### Dataset entries
BEGIN
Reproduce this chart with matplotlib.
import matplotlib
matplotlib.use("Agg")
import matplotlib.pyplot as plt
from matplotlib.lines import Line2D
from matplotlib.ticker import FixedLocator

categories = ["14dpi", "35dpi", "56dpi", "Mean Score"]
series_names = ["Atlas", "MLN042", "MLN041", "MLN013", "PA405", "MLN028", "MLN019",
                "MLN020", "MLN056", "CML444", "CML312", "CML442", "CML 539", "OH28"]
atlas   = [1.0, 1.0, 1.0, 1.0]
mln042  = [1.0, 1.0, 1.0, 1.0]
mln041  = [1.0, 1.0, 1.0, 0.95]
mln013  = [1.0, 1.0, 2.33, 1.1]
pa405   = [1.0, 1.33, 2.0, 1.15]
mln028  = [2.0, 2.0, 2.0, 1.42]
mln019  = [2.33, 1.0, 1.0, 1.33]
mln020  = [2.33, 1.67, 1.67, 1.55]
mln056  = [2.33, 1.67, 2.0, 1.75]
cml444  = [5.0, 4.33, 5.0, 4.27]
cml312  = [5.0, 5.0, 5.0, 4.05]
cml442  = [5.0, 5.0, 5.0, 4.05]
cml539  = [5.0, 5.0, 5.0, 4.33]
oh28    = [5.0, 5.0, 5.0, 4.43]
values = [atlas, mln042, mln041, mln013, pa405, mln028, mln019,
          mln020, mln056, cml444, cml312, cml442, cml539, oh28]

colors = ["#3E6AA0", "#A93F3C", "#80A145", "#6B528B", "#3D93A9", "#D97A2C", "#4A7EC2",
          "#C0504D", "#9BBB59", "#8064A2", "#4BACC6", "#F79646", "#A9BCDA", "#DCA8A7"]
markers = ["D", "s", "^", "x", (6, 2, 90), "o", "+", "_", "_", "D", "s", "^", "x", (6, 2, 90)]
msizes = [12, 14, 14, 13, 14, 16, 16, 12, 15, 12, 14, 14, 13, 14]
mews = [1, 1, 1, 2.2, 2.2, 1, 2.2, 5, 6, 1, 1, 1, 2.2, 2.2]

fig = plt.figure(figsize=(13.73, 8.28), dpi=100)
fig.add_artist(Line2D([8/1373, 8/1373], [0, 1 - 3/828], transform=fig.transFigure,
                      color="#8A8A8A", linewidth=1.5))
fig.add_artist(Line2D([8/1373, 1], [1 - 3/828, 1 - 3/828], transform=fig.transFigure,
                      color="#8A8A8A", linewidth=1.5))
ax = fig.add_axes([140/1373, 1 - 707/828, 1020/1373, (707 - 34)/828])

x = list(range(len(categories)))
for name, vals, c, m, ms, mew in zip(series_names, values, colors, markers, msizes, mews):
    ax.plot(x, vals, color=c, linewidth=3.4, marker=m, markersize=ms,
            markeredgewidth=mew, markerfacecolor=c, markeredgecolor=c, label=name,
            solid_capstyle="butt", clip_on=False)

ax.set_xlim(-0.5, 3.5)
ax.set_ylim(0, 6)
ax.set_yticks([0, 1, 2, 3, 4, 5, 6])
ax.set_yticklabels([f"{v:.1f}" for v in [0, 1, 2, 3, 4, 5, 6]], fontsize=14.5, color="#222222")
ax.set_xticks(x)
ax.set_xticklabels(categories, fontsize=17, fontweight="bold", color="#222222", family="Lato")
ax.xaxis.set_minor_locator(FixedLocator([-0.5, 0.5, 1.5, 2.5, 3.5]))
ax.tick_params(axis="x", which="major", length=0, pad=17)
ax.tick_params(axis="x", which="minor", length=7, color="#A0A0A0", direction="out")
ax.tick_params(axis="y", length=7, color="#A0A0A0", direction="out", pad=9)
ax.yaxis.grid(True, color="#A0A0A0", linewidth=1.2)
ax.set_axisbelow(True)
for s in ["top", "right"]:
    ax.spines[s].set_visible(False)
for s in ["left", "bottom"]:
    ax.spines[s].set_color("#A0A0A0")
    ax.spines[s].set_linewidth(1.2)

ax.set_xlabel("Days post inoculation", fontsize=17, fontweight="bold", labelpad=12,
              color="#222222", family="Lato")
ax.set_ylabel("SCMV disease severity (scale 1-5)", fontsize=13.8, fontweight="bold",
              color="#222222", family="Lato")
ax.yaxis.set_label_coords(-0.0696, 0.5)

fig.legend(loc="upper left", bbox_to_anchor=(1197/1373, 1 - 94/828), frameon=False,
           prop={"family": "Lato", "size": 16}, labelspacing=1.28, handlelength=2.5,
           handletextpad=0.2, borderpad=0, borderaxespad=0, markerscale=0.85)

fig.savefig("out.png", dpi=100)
END
BEGIN
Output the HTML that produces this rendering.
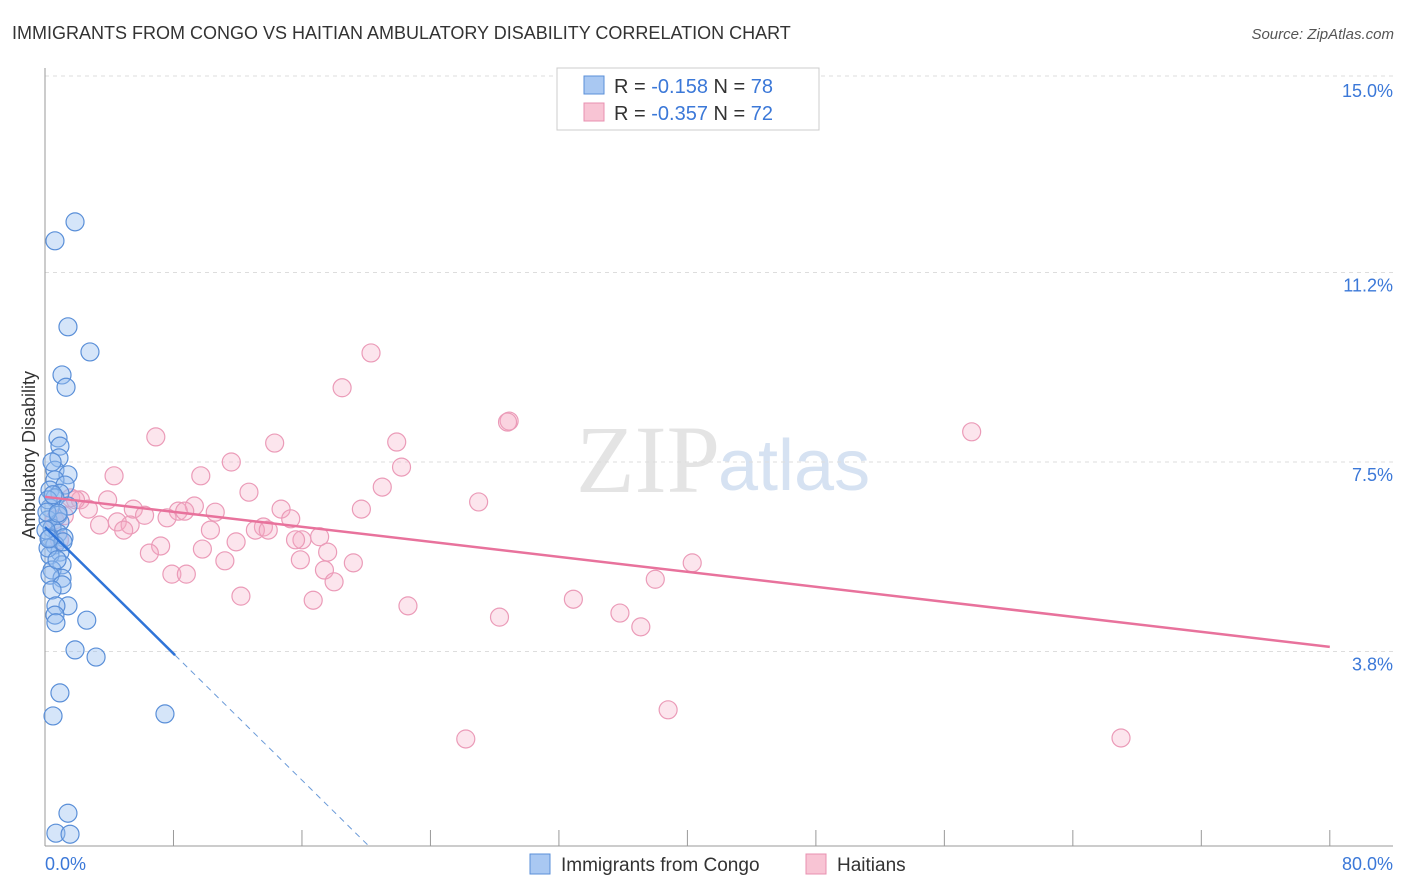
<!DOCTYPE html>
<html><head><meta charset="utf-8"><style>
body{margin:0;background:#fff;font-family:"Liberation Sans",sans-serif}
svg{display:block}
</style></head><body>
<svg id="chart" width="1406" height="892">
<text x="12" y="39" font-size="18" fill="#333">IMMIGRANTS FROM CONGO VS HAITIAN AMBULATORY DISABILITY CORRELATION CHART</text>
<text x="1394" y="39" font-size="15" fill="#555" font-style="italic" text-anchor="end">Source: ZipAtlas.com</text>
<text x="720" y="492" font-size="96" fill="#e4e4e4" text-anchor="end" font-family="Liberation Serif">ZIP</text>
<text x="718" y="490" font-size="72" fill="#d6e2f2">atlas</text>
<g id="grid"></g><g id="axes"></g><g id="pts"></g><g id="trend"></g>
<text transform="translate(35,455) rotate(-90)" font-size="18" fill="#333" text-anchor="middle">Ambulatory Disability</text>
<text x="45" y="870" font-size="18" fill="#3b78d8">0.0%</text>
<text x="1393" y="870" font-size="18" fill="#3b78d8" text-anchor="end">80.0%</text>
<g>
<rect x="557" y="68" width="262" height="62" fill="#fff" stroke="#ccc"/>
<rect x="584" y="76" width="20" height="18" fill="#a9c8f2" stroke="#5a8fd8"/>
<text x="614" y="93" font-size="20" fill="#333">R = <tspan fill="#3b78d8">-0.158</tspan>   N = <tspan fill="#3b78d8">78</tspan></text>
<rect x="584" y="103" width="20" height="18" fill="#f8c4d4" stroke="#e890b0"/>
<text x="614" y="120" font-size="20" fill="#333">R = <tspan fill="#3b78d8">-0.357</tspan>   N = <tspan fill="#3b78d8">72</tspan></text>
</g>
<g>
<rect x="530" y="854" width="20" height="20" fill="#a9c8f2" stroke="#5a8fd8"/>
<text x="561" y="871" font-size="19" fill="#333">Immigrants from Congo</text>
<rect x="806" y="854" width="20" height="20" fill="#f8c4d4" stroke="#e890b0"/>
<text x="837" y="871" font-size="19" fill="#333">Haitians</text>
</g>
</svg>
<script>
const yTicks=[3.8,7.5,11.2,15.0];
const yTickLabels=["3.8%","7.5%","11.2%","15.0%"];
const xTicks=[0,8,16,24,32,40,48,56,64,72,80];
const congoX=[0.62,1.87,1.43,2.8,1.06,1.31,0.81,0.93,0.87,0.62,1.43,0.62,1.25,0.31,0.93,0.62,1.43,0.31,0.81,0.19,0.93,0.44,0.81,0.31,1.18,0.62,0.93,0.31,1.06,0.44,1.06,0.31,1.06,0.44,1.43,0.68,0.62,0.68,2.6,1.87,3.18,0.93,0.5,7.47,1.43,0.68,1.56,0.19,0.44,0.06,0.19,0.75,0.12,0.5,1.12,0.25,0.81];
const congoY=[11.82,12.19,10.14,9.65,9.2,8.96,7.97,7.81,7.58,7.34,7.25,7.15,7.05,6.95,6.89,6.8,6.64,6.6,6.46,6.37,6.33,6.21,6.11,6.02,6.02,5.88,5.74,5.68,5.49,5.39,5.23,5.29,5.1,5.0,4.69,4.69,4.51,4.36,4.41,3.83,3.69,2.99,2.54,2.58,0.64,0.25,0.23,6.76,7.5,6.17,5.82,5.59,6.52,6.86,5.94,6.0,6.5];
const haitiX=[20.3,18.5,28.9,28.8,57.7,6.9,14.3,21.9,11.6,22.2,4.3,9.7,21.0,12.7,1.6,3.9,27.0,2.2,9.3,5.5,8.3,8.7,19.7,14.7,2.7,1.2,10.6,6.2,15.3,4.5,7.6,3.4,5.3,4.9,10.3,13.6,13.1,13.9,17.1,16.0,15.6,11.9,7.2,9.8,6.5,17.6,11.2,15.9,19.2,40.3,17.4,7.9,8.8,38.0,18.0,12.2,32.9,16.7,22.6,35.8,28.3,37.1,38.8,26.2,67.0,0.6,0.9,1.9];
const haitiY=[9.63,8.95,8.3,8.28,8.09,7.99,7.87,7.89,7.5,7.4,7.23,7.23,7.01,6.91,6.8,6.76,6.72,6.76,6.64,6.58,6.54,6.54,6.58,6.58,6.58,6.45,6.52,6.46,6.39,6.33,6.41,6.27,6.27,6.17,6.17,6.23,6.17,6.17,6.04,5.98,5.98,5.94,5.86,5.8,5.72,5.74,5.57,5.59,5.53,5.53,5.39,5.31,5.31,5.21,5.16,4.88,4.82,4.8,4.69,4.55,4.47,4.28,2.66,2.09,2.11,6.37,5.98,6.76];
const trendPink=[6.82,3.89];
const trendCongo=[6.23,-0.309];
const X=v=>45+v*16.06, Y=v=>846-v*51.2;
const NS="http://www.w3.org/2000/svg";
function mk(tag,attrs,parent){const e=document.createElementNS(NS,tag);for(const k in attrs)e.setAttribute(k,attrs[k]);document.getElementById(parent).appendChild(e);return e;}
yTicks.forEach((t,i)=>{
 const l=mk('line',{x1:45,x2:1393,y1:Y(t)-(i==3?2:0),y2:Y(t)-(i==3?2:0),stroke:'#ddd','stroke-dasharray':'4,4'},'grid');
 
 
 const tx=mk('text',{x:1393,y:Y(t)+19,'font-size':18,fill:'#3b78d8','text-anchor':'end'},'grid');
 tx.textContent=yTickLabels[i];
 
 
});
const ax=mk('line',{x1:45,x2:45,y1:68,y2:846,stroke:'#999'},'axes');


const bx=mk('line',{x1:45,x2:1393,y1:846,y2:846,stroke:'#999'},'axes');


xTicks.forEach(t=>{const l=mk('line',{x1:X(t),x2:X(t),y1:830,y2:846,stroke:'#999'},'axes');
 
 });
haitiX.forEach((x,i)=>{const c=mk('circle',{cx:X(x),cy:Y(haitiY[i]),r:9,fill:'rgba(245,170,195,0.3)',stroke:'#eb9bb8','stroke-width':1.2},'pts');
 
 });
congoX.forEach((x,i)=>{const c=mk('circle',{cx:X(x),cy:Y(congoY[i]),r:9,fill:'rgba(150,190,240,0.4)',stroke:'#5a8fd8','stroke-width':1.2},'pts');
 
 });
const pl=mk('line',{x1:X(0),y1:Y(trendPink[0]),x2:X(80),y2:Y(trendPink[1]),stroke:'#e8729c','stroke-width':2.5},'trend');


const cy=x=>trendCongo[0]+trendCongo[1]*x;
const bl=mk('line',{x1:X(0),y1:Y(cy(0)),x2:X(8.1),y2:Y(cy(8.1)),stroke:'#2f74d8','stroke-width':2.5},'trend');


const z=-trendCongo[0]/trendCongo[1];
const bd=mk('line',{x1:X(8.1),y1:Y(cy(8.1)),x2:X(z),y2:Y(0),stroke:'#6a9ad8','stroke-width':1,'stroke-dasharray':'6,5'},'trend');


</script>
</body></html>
END
BEGIN
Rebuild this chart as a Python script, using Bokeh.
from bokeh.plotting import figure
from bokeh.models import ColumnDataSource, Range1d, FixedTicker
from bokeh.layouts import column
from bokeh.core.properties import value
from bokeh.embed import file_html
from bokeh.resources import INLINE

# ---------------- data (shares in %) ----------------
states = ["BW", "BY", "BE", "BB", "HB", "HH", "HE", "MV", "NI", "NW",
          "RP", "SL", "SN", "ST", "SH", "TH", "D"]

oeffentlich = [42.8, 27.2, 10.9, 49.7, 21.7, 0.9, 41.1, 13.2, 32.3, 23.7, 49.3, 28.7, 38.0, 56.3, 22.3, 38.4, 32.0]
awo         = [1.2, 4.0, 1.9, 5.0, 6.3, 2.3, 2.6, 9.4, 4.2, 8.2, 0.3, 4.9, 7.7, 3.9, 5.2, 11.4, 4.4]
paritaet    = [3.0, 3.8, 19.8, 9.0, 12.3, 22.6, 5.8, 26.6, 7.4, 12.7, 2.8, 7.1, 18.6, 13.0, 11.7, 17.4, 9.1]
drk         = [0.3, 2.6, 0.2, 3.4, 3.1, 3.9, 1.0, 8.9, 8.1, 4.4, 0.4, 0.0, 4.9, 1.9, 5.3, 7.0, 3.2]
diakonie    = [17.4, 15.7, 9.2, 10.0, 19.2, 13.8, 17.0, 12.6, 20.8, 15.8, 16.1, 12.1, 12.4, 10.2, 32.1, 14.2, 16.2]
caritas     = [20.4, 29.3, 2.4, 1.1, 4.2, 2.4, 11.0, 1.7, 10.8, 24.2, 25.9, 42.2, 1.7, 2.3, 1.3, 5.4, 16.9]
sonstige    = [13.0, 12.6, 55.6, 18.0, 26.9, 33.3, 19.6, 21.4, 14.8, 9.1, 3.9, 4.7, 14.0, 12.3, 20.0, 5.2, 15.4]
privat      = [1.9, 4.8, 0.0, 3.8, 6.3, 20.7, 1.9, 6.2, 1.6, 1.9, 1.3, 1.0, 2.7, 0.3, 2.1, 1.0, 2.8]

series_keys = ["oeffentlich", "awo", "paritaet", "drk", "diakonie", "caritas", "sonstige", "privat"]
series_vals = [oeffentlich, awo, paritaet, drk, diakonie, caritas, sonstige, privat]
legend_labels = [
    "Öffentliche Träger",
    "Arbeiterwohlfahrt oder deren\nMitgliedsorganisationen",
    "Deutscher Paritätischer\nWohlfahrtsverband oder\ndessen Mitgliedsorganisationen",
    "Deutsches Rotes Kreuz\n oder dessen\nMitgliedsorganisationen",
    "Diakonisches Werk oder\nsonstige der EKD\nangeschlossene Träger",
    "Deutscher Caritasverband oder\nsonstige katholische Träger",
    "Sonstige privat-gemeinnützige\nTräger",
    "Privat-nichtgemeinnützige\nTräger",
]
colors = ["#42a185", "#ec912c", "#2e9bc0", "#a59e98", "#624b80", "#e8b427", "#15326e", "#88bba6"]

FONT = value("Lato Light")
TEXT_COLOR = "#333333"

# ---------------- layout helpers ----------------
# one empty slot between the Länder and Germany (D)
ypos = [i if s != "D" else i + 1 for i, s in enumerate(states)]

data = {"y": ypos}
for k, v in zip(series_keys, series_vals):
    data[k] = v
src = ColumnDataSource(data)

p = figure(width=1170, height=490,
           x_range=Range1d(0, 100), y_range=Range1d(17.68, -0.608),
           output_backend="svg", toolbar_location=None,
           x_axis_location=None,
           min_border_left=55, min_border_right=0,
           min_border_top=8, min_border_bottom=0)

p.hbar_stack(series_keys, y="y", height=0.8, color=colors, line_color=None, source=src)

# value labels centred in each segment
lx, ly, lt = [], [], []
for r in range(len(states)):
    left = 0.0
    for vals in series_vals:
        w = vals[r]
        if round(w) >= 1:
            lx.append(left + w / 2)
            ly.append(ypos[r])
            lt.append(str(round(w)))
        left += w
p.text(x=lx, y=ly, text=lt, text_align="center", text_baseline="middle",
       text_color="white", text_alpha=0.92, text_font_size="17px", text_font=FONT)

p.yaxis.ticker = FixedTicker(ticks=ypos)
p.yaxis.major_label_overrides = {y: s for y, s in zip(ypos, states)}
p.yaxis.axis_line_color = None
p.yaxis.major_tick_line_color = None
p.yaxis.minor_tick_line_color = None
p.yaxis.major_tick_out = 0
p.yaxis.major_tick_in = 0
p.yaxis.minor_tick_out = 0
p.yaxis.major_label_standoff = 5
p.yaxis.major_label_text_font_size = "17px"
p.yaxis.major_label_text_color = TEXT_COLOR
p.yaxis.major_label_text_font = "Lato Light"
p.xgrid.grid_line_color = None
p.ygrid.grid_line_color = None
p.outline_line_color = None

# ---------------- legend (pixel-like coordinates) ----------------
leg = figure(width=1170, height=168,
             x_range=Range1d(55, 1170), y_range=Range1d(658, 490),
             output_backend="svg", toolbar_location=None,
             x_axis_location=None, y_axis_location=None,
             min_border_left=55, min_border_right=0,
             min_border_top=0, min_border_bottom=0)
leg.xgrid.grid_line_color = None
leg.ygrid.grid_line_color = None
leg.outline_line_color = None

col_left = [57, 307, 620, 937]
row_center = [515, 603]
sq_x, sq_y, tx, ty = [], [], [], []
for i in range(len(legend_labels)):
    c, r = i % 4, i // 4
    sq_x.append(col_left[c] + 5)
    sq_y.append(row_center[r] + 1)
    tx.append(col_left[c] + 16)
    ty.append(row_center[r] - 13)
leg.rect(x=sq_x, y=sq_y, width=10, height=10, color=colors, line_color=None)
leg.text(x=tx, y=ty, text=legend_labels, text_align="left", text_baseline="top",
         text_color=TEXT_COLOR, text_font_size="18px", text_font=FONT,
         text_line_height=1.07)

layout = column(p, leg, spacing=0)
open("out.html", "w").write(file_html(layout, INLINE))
END
### Requirements
Pull out all lines from the entries above in which the word "script" appears.

### Exercise response
<script>
</script>
Rebuild this chart as a Python script, using Bokeh.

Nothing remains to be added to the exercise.